▸ REQUIRED TASK
Each line of the listing that contains the word "with" is to be copied.

▸ RECORD EXTRACTS
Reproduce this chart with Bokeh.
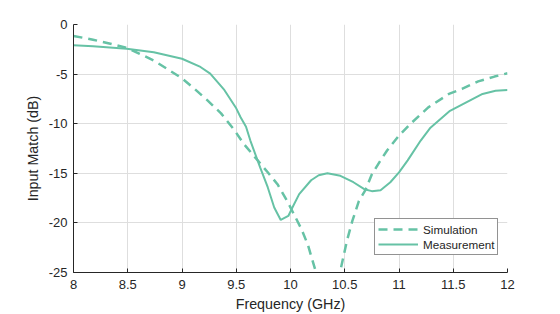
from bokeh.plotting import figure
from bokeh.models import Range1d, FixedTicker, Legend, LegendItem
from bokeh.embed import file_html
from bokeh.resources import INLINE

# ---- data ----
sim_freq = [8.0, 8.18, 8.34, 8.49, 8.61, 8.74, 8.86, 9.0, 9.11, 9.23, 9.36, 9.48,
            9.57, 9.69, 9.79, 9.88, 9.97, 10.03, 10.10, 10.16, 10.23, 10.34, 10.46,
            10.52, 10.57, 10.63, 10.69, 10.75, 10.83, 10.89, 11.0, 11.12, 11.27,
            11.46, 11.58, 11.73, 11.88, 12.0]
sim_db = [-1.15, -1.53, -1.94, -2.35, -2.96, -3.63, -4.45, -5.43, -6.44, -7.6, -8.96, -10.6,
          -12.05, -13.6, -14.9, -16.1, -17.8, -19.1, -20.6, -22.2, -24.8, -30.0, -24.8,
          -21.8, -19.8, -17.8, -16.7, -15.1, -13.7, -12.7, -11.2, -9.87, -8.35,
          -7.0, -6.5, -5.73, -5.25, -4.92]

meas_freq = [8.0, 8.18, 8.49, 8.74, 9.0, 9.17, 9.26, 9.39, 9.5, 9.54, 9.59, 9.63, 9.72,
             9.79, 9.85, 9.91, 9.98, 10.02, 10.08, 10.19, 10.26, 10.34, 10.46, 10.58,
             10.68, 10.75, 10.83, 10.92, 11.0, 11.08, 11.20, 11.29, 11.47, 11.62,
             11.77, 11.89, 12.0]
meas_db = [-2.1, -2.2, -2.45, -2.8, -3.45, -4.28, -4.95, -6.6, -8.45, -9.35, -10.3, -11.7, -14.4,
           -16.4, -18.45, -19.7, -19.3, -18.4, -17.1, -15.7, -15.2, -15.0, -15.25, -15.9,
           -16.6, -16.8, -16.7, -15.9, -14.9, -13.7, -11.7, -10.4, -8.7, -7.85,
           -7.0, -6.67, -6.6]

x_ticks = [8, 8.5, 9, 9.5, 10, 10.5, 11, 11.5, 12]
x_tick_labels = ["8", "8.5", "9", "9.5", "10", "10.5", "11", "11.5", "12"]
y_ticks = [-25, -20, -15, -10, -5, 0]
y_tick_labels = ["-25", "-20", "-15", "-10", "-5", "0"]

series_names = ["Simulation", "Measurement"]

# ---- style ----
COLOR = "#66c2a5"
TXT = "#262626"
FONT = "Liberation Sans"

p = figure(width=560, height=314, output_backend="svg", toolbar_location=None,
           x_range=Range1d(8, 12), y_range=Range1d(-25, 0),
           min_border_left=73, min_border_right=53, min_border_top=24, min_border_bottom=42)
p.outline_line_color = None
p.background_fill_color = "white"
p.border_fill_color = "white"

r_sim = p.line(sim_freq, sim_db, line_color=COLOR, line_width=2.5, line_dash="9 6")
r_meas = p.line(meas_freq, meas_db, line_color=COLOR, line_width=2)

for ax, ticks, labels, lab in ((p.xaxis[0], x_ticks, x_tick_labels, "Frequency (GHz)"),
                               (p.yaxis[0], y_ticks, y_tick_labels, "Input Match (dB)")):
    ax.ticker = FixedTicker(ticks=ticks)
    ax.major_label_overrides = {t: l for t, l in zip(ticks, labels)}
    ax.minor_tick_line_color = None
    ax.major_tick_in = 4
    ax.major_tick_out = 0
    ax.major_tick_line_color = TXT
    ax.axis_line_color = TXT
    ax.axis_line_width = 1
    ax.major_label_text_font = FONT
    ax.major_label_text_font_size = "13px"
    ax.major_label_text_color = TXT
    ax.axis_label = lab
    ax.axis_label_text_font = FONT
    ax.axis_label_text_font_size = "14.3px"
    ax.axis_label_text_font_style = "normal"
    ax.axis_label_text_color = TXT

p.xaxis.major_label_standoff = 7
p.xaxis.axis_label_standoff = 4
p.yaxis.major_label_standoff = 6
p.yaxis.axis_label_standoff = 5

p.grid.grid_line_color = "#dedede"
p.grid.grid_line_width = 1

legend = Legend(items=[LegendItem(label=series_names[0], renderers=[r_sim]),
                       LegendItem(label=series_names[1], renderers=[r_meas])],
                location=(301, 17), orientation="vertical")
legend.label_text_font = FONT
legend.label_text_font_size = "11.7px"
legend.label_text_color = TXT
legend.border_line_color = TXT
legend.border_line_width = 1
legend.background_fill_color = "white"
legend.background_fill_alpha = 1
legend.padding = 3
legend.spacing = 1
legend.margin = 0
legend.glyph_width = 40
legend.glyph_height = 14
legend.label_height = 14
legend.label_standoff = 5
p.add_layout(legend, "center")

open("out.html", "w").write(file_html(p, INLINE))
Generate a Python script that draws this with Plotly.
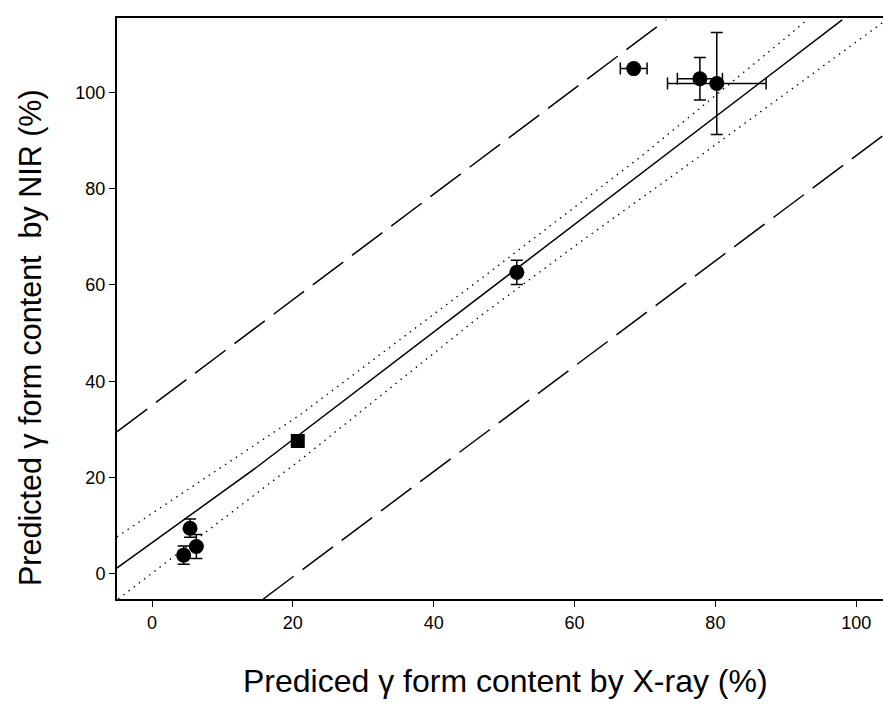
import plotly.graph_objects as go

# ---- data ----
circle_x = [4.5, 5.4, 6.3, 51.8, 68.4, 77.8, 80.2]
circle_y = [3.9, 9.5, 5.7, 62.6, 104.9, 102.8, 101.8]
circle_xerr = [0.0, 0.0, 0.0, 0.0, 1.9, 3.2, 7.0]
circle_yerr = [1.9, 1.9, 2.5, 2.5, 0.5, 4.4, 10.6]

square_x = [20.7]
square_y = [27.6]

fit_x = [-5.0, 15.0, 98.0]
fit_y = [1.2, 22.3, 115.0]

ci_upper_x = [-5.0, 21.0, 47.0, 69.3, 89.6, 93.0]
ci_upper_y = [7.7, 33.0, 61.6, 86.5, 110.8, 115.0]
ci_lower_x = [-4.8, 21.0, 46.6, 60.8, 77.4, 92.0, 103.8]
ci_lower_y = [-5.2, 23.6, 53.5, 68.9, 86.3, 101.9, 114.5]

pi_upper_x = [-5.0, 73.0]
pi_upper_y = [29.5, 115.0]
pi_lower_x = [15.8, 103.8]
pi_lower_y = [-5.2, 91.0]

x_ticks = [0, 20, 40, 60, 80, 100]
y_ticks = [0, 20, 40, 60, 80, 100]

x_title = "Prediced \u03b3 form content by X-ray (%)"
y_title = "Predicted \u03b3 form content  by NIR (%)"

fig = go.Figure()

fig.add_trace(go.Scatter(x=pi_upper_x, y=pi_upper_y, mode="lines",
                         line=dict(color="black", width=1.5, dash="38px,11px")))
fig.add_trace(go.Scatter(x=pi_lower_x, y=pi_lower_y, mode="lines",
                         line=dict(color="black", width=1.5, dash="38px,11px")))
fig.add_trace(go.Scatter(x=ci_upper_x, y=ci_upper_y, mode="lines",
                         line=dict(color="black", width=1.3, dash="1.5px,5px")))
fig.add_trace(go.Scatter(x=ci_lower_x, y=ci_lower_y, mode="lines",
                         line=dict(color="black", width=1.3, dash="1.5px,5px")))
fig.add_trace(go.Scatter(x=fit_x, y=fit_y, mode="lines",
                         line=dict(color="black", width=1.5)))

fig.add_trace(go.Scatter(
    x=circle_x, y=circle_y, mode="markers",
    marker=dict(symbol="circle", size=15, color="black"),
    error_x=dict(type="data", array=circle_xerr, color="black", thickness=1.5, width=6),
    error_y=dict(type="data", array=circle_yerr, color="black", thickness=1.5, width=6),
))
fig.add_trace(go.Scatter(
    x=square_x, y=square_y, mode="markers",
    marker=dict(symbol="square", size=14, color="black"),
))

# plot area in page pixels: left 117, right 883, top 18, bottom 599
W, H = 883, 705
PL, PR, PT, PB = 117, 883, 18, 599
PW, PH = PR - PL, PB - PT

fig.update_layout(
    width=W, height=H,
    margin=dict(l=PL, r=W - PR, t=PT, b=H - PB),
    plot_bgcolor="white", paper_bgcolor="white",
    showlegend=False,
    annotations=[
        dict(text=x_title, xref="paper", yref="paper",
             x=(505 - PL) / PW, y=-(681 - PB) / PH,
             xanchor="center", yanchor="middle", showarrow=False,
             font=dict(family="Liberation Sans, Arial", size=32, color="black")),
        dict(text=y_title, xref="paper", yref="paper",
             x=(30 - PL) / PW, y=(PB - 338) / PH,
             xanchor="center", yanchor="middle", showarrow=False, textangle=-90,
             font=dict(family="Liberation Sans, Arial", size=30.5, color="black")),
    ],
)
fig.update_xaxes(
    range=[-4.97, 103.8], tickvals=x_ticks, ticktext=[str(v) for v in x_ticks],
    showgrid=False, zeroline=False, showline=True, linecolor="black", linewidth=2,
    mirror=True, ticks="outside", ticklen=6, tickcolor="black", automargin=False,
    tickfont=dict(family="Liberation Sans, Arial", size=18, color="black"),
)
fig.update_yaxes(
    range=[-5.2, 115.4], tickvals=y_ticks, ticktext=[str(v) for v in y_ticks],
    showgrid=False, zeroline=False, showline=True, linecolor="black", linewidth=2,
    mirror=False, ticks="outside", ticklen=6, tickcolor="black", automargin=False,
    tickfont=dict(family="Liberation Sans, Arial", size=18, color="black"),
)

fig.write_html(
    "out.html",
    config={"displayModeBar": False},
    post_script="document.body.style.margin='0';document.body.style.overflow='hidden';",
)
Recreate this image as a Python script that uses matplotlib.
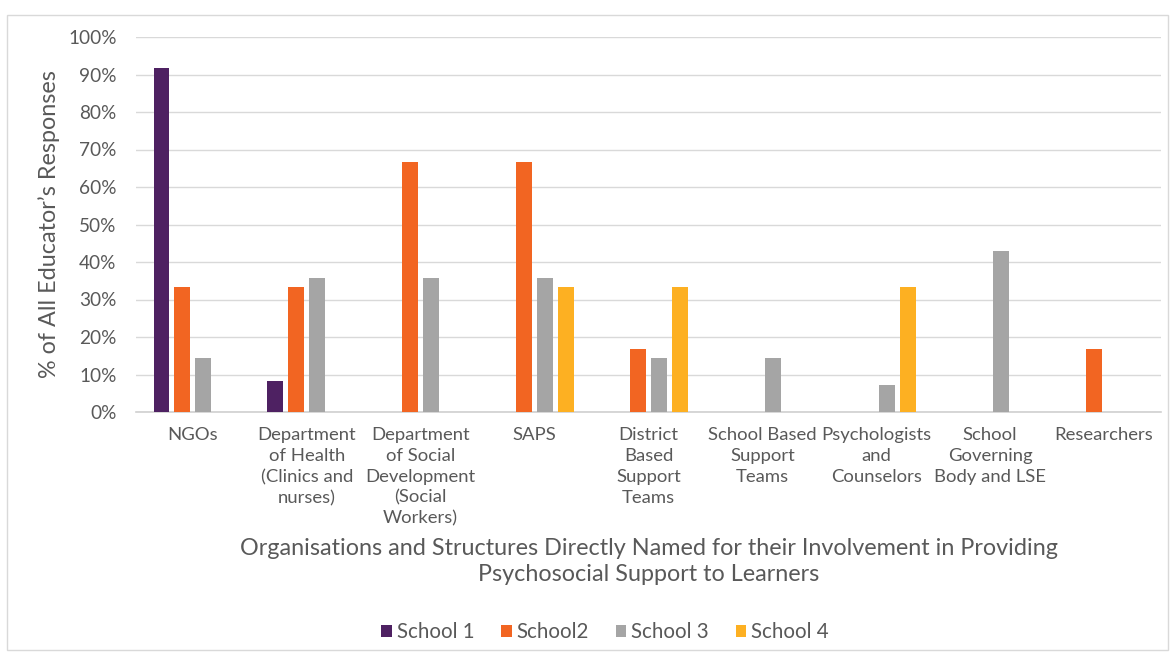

▸ THE SOLUTION
Reproduce this chart with Bokeh.
Generate a Python script that draws this with Plotly.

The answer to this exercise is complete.